The possibility of developing a wearable fabric battery is closer to reality,due to the work of researchers at Philadelphia’s Drexel University.
The team, led by Drexel doctoral candidate Kristy Jost, is looking at threads that could turn a textile into an energy-storage device. Using a process called “natural fiber welding” (NFW), which was developed by collaborator Paul C. Trulove at the U.S. Naval Academy, Jost and her team are embedding functionalized material at the molecular level into a cellulose-based yarn, such as cotton.
Advised by Drexel Professor Yury Gogotsi and Genevieve Dion, director of the university’s Shima Seiki Haute Technology Laboratory and an assistant professor at Drexel’s Antoinette Westphal College of Media Arts & Design, Jost and her team are using NFW to strategically alter yarn for a variety of uses, but the one they’re most interested in is energy storage.
“If energy textiles are going to be realized, figuring out the best way to functionalize our yarn is the first step,” Jost told the school’s Drexel Now online newsletter. “Natural fiber welding is proving to be highly effective in producing yarns that we can tune for particular uses, including energy storage.”
Under the process, yarn is first treated with a molten salt, which causes the polymer chains to swell, thus “opening” the structure. A functional material, such as activated carbon particles, is then embedded by sliding the yarn through a syringe filled with a mixture of the material in an ionic liquid. The yarn is then pulled through the needle of the syringe, which presses the carbon into the fibers, and it is wrapped onto a spool.

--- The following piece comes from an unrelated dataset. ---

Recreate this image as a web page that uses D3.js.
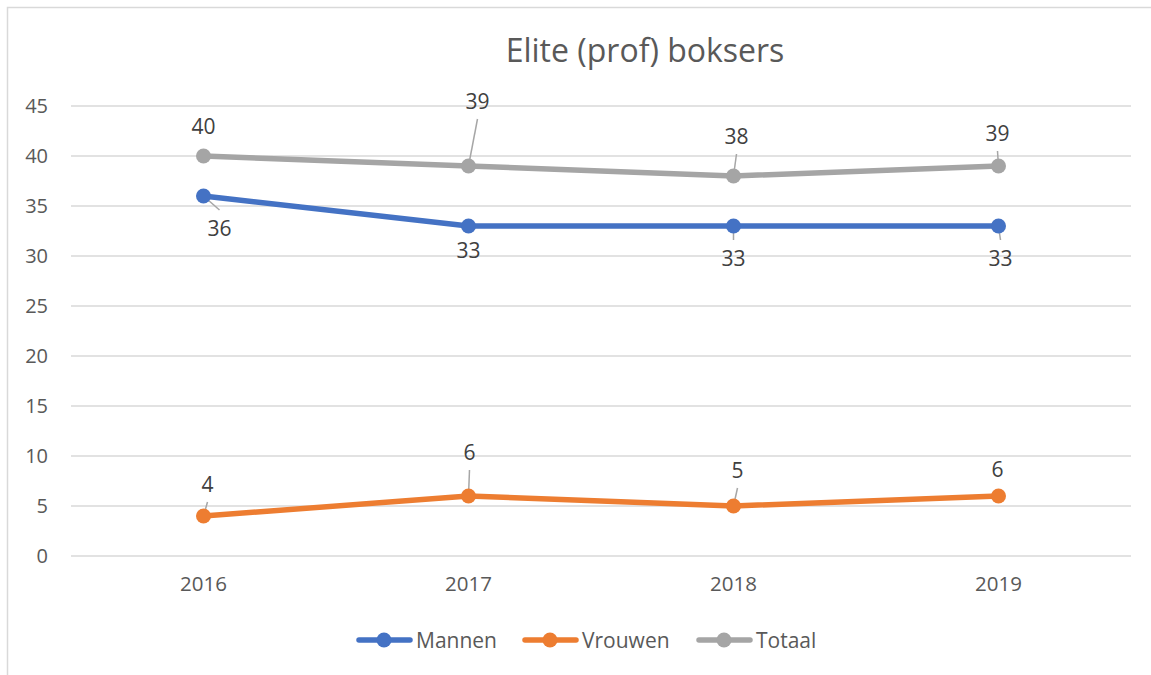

The ionic liquid is removed by washing the yarn with water, which also re-solidifies the cotton fiber, trapping carbon particles in the surface.
The result is a complex, composite, fibrous material that retains its original flexibility but gains the capacitive properties of activated carbon. Much like conventional energy-storage devices (batteries) that have metal plates to improve the electrical conductivity, the activated carbon, natural fiber yarn is twisted with a highly conductive, stainless-steel yarn (the stainless steel yarn allows the material to be charged more easily).
“What’s unique about this process is that we can use any commercially available yarn made of cellulose—cotton, linen, bamboo, viscose, rayon,” Dion told the publication. “This adds another level of tunability, since we can weld thick or fine yarns, containing longer or shorter fibers, which can lead to textiles with unique mechanical properties. We use activated carbon for much of our research because it tends to be skin-friendly and is commonly found in water filters. The yarn could be embedded with a variety of carbon nanomaterials, but we’re looking ahead at making a wearable garment, so concerns like skin irritation come into play.”
This technique for embedding carbon particles into cellulose yarn is an important step on the way to producing energy storage textiles. That development is taken even further in a paper recently published in Advanced Energy Materials in which several types of conductive yarn are tested and knit into full fabrics capable of storing energy using industrial knitting machines at the Shima Seiki Haute Technology Lab.
“This field presents more and varied challenges than just working toward improved electrochemical performance,” Jost said. “Not all new material and technique will yield electrode yarns that are suitable for knitting. Our research is unique because it looks at both the electrochemical performance and the viability of the yarn for industrial manufacturing.” Jost and her team found the best capacitance results, which were on par with conventional super-capacitors, came from the cotton yarn twisted with steel prior to welding.
“This change in the order of assembly improved the accessibility of electrons to all of the coated carbon particles because they are processed with the steel,” she said. “[That’s as] opposed to twisting them together after coating, where it was determined only about half of all the carbon was in good contact with the steel yarn. Unfortunately, despite excellent performance, none of the cotton yarns proved to knit without breaking.”
The group also tested bamboo, linen and viscose/nylon blended yarns in hopes of finding a more durable combination. None of those yarns produced the same high level of electrochemical performance as the cotton-based yarn, but all were strong enough to be knitted into a fabric without breaking.
Working with researchers at the A.J. Drexel Nanomaterials Institute, Jost and her team are developing knitted super-capacitors, while continuing to explore new material and fabrication processes.